The postmillennial view will not do either. If the “thousand years” are, as postmillennarians hold, a late concluding phase of the interadvental age, and if (as is then the case) Revelation 20 is the only place in the book where this special phase of kingdom development is mentioned, it would not seem possible to discover a satisfactory explanation for the almost exclusive focus of this one and only millennial disclosure on the intermediate state, while nothing is said, beyond what might be implied in the prior binding of Satan, about the distinctive situation of the church and the nations on earth during the thousand years. This same difficulty obtains on the premillennial view. On an amillennial approach, earthly developments in church and world during the time denoted by the “thousand years” are dealt with all through the book. The special attention given to the church in heaven in Revelation 20 is then simply a supplemental emphasis and quite understandable in this book, as we have noted.
If the postmillennial view were to account at all plausibly for the almost total concentration on the intermediate state in the Revelation 20 description of the millennium, the justification would have to involve the assumption that the features here assigned to the intermediate state were at least peculiar to the millennial phase of it. But if the millennium is restricted to a late phase of the present church age, such an assumption is quite unacceptable.
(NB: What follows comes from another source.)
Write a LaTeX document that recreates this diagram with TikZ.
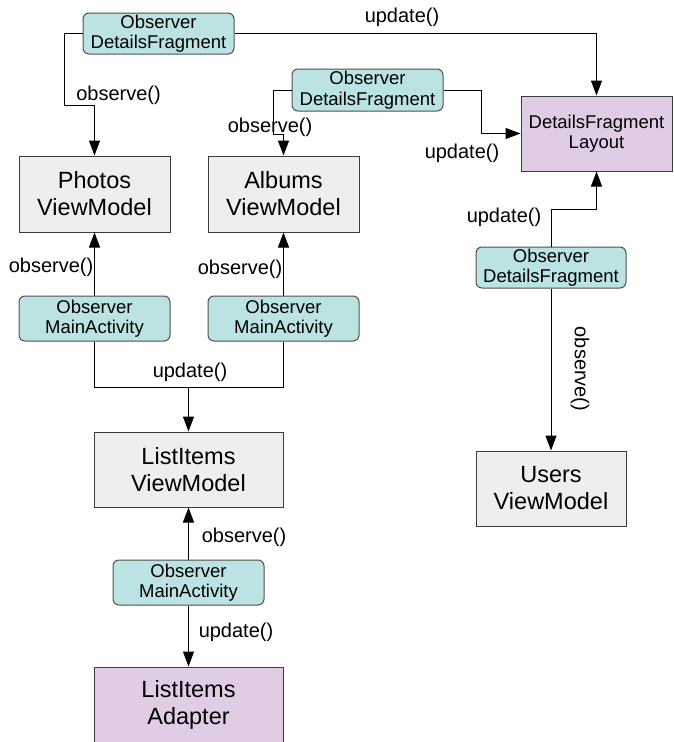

For in this book the beheaded faithful who provide the individualizing image for the Christian company who are said to live and reign during the thousand years (20:4) will naturally be understood to include those persecuted first century believers with whom the author identified himself as a companion in tribulation for the testimony of Jesus. And certainly, according to the perspective of the series of Apocalyptic beatitudes to which Revelation 20:6 belongs, the Christian dead have participated in the blessedness of the millennial “first resurrection,” the blessedness of the intermediate state of royal rest with Christ, from the time of the church’s beginnings when the Apocalypse of Jesus Christ was revealed on Patmos. For the voice from heaven said to John: “Write, Blessed are the dead which die in the Lord from henceforth” (14:13).